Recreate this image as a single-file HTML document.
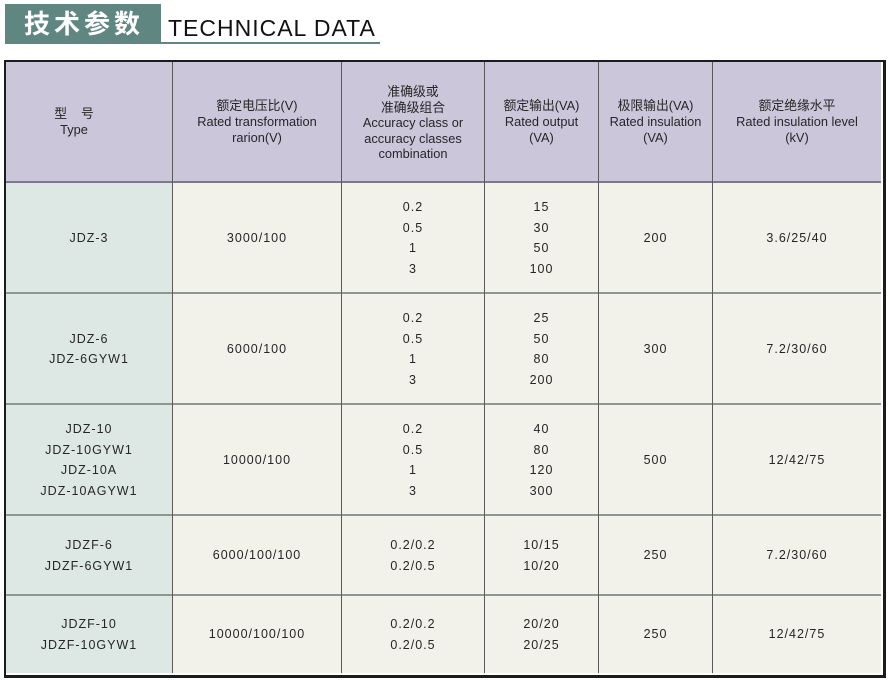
<!DOCTYPE html>
<html><head><meta charset="utf-8">
<style>
html,body{margin:0;padding:0;background:#fff;}
body{width:890px;height:680px;position:relative;overflow:hidden;font-family:"Liberation Sans","Noto Sans CJK SC",sans-serif;color:#2a2a2a;}
.abs{position:absolute;}
.cell{position:absolute;display:flex;flex-direction:column;align-items:center;justify-content:center;text-align:center;}
.h{font-size:12.8px;line-height:15.5px;color:#262626;}
.d{font-size:12.5px;line-height:20.5px;letter-spacing:1px;color:#262626;}
.vl{position:absolute;width:1px;background:#5a5a5a;top:62px;height:611px;}
.hl{position:absolute;left:6px;width:875px;height:2px;background:#8e9893;}
</style></head><body>
<!-- title -->
<div class="abs" style="left:5px;top:4px;width:156px;height:40px;background:#5f8681;"></div>
<div class="abs" style="left:24px;top:8px;font-size:26px;line-height:32px;font-weight:bold;color:#fff;letter-spacing:4px;font-family:'Liberation Sans','Noto Sans CJK SC',sans-serif;">技术参数</div>
<div class="abs" style="left:161px;top:42px;width:219px;height:2px;background:#5f8681;"></div>
<div class="abs" style="left:168px;top:14px;font-size:23px;line-height:28px;color:#111;letter-spacing:1px;">TECHNICAL DATA</div>

<!-- table frame -->
<div class="abs" style="left:4px;top:60px;width:877px;height:613px;border-left:2px solid #1c1c1c;border-top:2px solid #1c1c1c;border-right:3px solid #1c1c1c;border-bottom:3px solid #1c1c1c;"></div>
<!-- fills -->
<div class="abs" style="left:6px;top:62px;width:875px;height:120px;background:#cbc6da;"></div>
<div class="abs" style="left:6px;top:182px;width:166px;height:491px;background:#dde7e3;"></div>
<div class="abs" style="left:172px;top:182px;width:709px;height:491px;background:#f2f2ea;"></div>

<!-- horizontal lines -->
<div class="hl" style="top:181px;background:#7c7a86;"></div>
<div class="hl" style="top:292px;"></div>
<div class="hl" style="top:403px;"></div>
<div class="hl" style="top:514px;"></div>
<div class="hl" style="top:594px;"></div>
<!-- vertical lines -->
<div class="vl" style="left:172px;"></div>
<div class="vl" style="left:341px;"></div>
<div class="vl" style="left:484px;"></div>
<div class="vl" style="left:598px;"></div>
<div class="vl" style="left:712px;"></div>

<!-- header -->
<div class="cell h" style="left:6px;top:62px;width:136px;height:120px;line-height:16px;"><div style="letter-spacing:14px;margin-right:-14px;">型号</div><div>Type</div></div>
<div class="cell h" style="left:173px;top:62px;width:168px;height:120px;line-height:16px;"><div>额定电压比(V)</div><div>Rated transformation</div><div>rarion(V)</div></div>
<div class="cell h" style="left:342px;top:62px;width:142px;height:122px;"><div>准确级或</div><div>准确级组合</div><div>Accuracy class or</div><div>accuracy classes</div><div>combination</div></div>
<div class="cell h" style="left:485px;top:62px;width:113px;height:120px;line-height:16px;"><div>额定输出(VA)</div><div>Rated output</div><div>(VA)</div></div>
<div class="cell h" style="left:599px;top:62px;width:113px;height:120px;line-height:16px;"><div>极限输出(VA)</div><div>Rated insulation</div><div>(VA)</div></div>
<div class="cell h" style="left:713px;top:62px;width:168px;height:120px;line-height:16px;"><div>额定绝缘水平</div><div>Rated insulation level</div><div>(kV)</div></div>

<!-- row 1 -->
<div class="cell d" style="left:6px;top:183px;width:166px;height:110px;"><div>JDZ-3</div></div>
<div class="cell d" style="left:173px;top:183px;width:168px;height:110px;"><div>3000/100</div></div>
<div class="cell d" style="left:342px;top:183px;width:142px;height:110px;"><div>0.2</div><div>0.5</div><div>1</div><div>3</div></div>
<div class="cell d" style="left:485px;top:183px;width:113px;height:110px;"><div>15</div><div>30</div><div>50</div><div>100</div></div>
<div class="cell d" style="left:599px;top:183px;width:113px;height:110px;"><div>200</div></div>
<div class="cell d" style="left:713px;top:183px;width:168px;height:110px;"><div>3.6/25/40</div></div>

<!-- row 2 -->
<div class="cell d" style="left:6px;top:294px;width:166px;height:110px;"><div>JDZ-6</div><div>JDZ-6GYW1</div></div>
<div class="cell d" style="left:173px;top:294px;width:168px;height:110px;"><div>6000/100</div></div>
<div class="cell d" style="left:342px;top:294px;width:142px;height:110px;"><div>0.2</div><div>0.5</div><div>1</div><div>3</div></div>
<div class="cell d" style="left:485px;top:294px;width:113px;height:110px;"><div>25</div><div>50</div><div>80</div><div>200</div></div>
<div class="cell d" style="left:599px;top:294px;width:113px;height:110px;"><div>300</div></div>
<div class="cell d" style="left:713px;top:294px;width:168px;height:110px;"><div>7.2/30/60</div></div>

<!-- row 3 -->
<div class="cell d" style="left:6px;top:405px;width:166px;height:110px;"><div>JDZ-10</div><div>JDZ-10GYW1</div><div>JDZ-10A</div><div>JDZ-10AGYW1</div></div>
<div class="cell d" style="left:173px;top:405px;width:168px;height:110px;"><div>10000/100</div></div>
<div class="cell d" style="left:342px;top:405px;width:142px;height:110px;"><div>0.2</div><div>0.5</div><div>1</div><div>3</div></div>
<div class="cell d" style="left:485px;top:405px;width:113px;height:110px;"><div>40</div><div>80</div><div>120</div><div>300</div></div>
<div class="cell d" style="left:599px;top:405px;width:113px;height:110px;"><div>500</div></div>
<div class="cell d" style="left:713px;top:405px;width:168px;height:110px;"><div>12/42/75</div></div>

<!-- row 4 -->
<div class="cell d" style="left:6px;top:516px;width:166px;height:79px;"><div>JDZF-6</div><div>JDZF-6GYW1</div></div>
<div class="cell d" style="left:173px;top:516px;width:168px;height:79px;"><div>6000/100/100</div></div>
<div class="cell d" style="left:342px;top:516px;width:142px;height:79px;"><div>0.2/0.2</div><div>0.2/0.5</div></div>
<div class="cell d" style="left:485px;top:516px;width:113px;height:79px;"><div>10/15</div><div>10/20</div></div>
<div class="cell d" style="left:599px;top:516px;width:113px;height:79px;"><div>250</div></div>
<div class="cell d" style="left:713px;top:516px;width:168px;height:79px;"><div>7.2/30/60</div></div>

<!-- row 5 -->
<div class="cell d" style="left:6px;top:596px;width:166px;height:77px;"><div>JDZF-10</div><div>JDZF-10GYW1</div></div>
<div class="cell d" style="left:173px;top:596px;width:168px;height:77px;"><div>10000/100/100</div></div>
<div class="cell d" style="left:342px;top:596px;width:142px;height:77px;"><div>0.2/0.2</div><div>0.2/0.5</div></div>
<div class="cell d" style="left:485px;top:596px;width:113px;height:77px;"><div>20/20</div><div>20/25</div></div>
<div class="cell d" style="left:599px;top:596px;width:113px;height:77px;"><div>250</div></div>
<div class="cell d" style="left:713px;top:596px;width:168px;height:77px;"><div>12/42/75</div></div>
</body></html>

GOAL OF THE EXERCISE. Copy each line above precisely, dropping the pictures.

RESULT OF THE TASK.
Recreate this image as a single-file HTML document.
<!DOCTYPE html>
<html><head><meta charset="utf-8">
<style>
html,body{margin:0;padding:0;background:#fff;}
body{width:890px;height:680px;position:relative;overflow:hidden;font-family:"Liberation Sans","Noto Sans CJK SC",sans-serif;color:#2a2a2a;}
.abs{position:absolute;}
.cell{position:absolute;display:flex;flex-direction:column;align-items:center;justify-content:center;text-align:center;}
.h{font-size:12.8px;line-height:15.5px;color:#262626;}
.d{font-size:12.5px;line-height:20.5px;letter-spacing:1px;color:#262626;}
.vl{position:absolute;width:1px;background:#5a5a5a;top:62px;height:611px;}
.hl{position:absolute;left:6px;width:875px;height:2px;background:#8e9893;}
</style></head><body>
<!-- title -->
<div class="abs" style="left:5px;top:4px;width:156px;height:40px;background:#5f8681;"></div>
<div class="abs" style="left:24px;top:8px;font-size:26px;line-height:32px;font-weight:bold;color:#fff;letter-spacing:4px;font-family:'Liberation Sans','Noto Sans CJK SC',sans-serif;">技术参数</div>
<div class="abs" style="left:161px;top:42px;width:219px;height:2px;background:#5f8681;"></div>
<div class="abs" style="left:168px;top:14px;font-size:23px;line-height:28px;color:#111;letter-spacing:1px;">TECHNICAL DATA</div>

<!-- table frame -->
<div class="abs" style="left:4px;top:60px;width:877px;height:613px;border-left:2px solid #1c1c1c;border-top:2px solid #1c1c1c;border-right:3px solid #1c1c1c;border-bottom:3px solid #1c1c1c;"></div>
<!-- fills -->
<div class="abs" style="left:6px;top:62px;width:875px;height:120px;background:#cbc6da;"></div>
<div class="abs" style="left:6px;top:182px;width:166px;height:491px;background:#dde7e3;"></div>
<div class="abs" style="left:172px;top:182px;width:709px;height:491px;background:#f2f2ea;"></div>

<!-- horizontal lines -->
<div class="hl" style="top:181px;background:#7c7a86;"></div>
<div class="hl" style="top:292px;"></div>
<div class="hl" style="top:403px;"></div>
<div class="hl" style="top:514px;"></div>
<div class="hl" style="top:594px;"></div>
<!-- vertical lines -->
<div class="vl" style="left:172px;"></div>
<div class="vl" style="left:341px;"></div>
<div class="vl" style="left:484px;"></div>
<div class="vl" style="left:598px;"></div>
<div class="vl" style="left:712px;"></div>

<!-- header -->
<div class="cell h" style="left:6px;top:62px;width:136px;height:120px;line-height:16px;"><div style="letter-spacing:14px;margin-right:-14px;">型号</div><div>Type</div></div>
<div class="cell h" style="left:173px;top:62px;width:168px;height:120px;line-height:16px;"><div>额定电压比(V)</div><div>Rated transformation</div><div>rarion(V)</div></div>
<div class="cell h" style="left:342px;top:62px;width:142px;height:122px;"><div>准确级或</div><div>准确级组合</div><div>Accuracy class or</div><div>accuracy classes</div><div>combination</div></div>
<div class="cell h" style="left:485px;top:62px;width:113px;height:120px;line-height:16px;"><div>额定输出(VA)</div><div>Rated output</div><div>(VA)</div></div>
<div class="cell h" style="left:599px;top:62px;width:113px;height:120px;line-height:16px;"><div>极限输出(VA)</div><div>Rated insulation</div><div>(VA)</div></div>
<div class="cell h" style="left:713px;top:62px;width:168px;height:120px;line-height:16px;"><div>额定绝缘水平</div><div>Rated insulation level</div><div>(kV)</div></div>

<!-- row 1 -->
<div class="cell d" style="left:6px;top:183px;width:166px;height:110px;"><div>JDZ-3</div></div>
<div class="cell d" style="left:173px;top:183px;width:168px;height:110px;"><div>3000/100</div></div>
<div class="cell d" style="left:342px;top:183px;width:142px;height:110px;"><div>0.2</div><div>0.5</div><div>1</div><div>3</div></div>
<div class="cell d" style="left:485px;top:183px;width:113px;height:110px;"><div>15</div><div>30</div><div>50</div><div>100</div></div>
<div class="cell d" style="left:599px;top:183px;width:113px;height:110px;"><div>200</div></div>
<div class="cell d" style="left:713px;top:183px;width:168px;height:110px;"><div>3.6/25/40</div></div>

<!-- row 2 -->
<div class="cell d" style="left:6px;top:294px;width:166px;height:110px;"><div>JDZ-6</div><div>JDZ-6GYW1</div></div>
<div class="cell d" style="left:173px;top:294px;width:168px;height:110px;"><div>6000/100</div></div>
<div class="cell d" style="left:342px;top:294px;width:142px;height:110px;"><div>0.2</div><div>0.5</div><div>1</div><div>3</div></div>
<div class="cell d" style="left:485px;top:294px;width:113px;height:110px;"><div>25</div><div>50</div><div>80</div><div>200</div></div>
<div class="cell d" style="left:599px;top:294px;width:113px;height:110px;"><div>300</div></div>
<div class="cell d" style="left:713px;top:294px;width:168px;height:110px;"><div>7.2/30/60</div></div>

<!-- row 3 -->
<div class="cell d" style="left:6px;top:405px;width:166px;height:110px;"><div>JDZ-10</div><div>JDZ-10GYW1</div><div>JDZ-10A</div><div>JDZ-10AGYW1</div></div>
<div class="cell d" style="left:173px;top:405px;width:168px;height:110px;"><div>10000/100</div></div>
<div class="cell d" style="left:342px;top:405px;width:142px;height:110px;"><div>0.2</div><div>0.5</div><div>1</div><div>3</div></div>
<div class="cell d" style="left:485px;top:405px;width:113px;height:110px;"><div>40</div><div>80</div><div>120</div><div>300</div></div>
<div class="cell d" style="left:599px;top:405px;width:113px;height:110px;"><div>500</div></div>
<div class="cell d" style="left:713px;top:405px;width:168px;height:110px;"><div>12/42/75</div></div>

<!-- row 4 -->
<div class="cell d" style="left:6px;top:516px;width:166px;height:79px;"><div>JDZF-6</div><div>JDZF-6GYW1</div></div>
<div class="cell d" style="left:173px;top:516px;width:168px;height:79px;"><div>6000/100/100</div></div>
<div class="cell d" style="left:342px;top:516px;width:142px;height:79px;"><div>0.2/0.2</div><div>0.2/0.5</div></div>
<div class="cell d" style="left:485px;top:516px;width:113px;height:79px;"><div>10/15</div><div>10/20</div></div>
<div class="cell d" style="left:599px;top:516px;width:113px;height:79px;"><div>250</div></div>
<div class="cell d" style="left:713px;top:516px;width:168px;height:79px;"><div>7.2/30/60</div></div>

<!-- row 5 -->
<div class="cell d" style="left:6px;top:596px;width:166px;height:77px;"><div>JDZF-10</div><div>JDZF-10GYW1</div></div>
<div class="cell d" style="left:173px;top:596px;width:168px;height:77px;"><div>10000/100/100</div></div>
<div class="cell d" style="left:342px;top:596px;width:142px;height:77px;"><div>0.2/0.2</div><div>0.2/0.5</div></div>
<div class="cell d" style="left:485px;top:596px;width:113px;height:77px;"><div>20/20</div><div>20/25</div></div>
<div class="cell d" style="left:599px;top:596px;width:113px;height:77px;"><div>250</div></div>
<div class="cell d" style="left:713px;top:596px;width:168px;height:77px;"><div>12/42/75</div></div>
</body></html>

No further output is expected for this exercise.